Rene Magritte - Le Science des Reves gouache and colored crayon, 1944In contrast to the work of many surrealists, which often presents the viewer with disturbing, almost nightmarish images, Magritte’s works on paper mainly depicted everyday objects. Curtains, birds, clouds, leaves, doorways, trees, hats, and shoes are all fodder for his dreamlike minds capes. The image that might be weirdest in this context is the woman’s face whose features are actually a female nude body. Indeed, given the subtle and gentle nature of most of the pieces in this show, this one stands out as particularly bizarre.

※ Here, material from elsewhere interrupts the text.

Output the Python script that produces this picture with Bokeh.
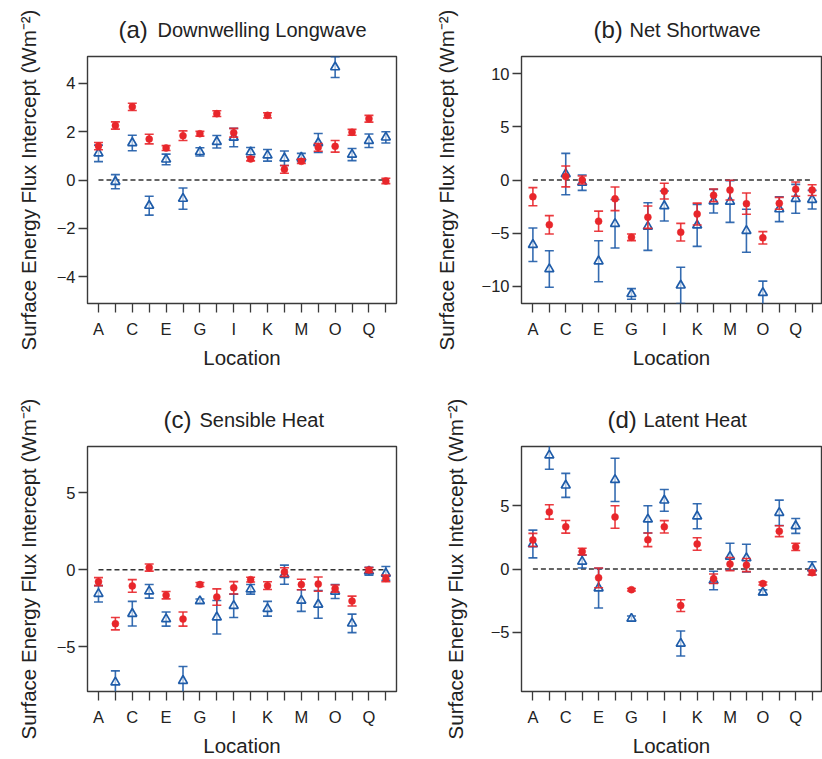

Though Freudian theory played a role in the development of surrealism, Magritte objected to the use of psychoanalysis and symbology to understand his art. In its time, Magritte’s work was (despite its ostensible simplicity) considered difficult. He wished for his work to liberate the viewer from pedestrian vision and into a realm where even the mundane can astonish. he aimed to conjure a new way of seeing, feeling, and thinking — without overthinking. For the modern viewer, much more inured to graphic and disturbing images than were viewers of the work ehn it was new, this comprehensive exhibit is likely to delight far more than it might chagrin or upset.

Rounding out the exhibit is a display of limited edition books to which Magritte contributed, whether cover designs or writings. As well as correspondence dense with writing and little sketches, delving in depth into his though presses and opinions. One would need to be fluent in French to appreciate  these letters fully, though they are quite lovely to look at.

Even absent his meticulously rendered oil painting, this exhibit portrayed Magritte as a master technician. But more than that, it allowed a rare glimpse at the artistic process that ran parallel to creating numerous iconic images. Magritte emerges as both a rigorous thinker and a wit. An exhibit that displays such breadth as well as depth is a testament to the enduring legacy of surrealism in general, and Magritte’s influence in particular.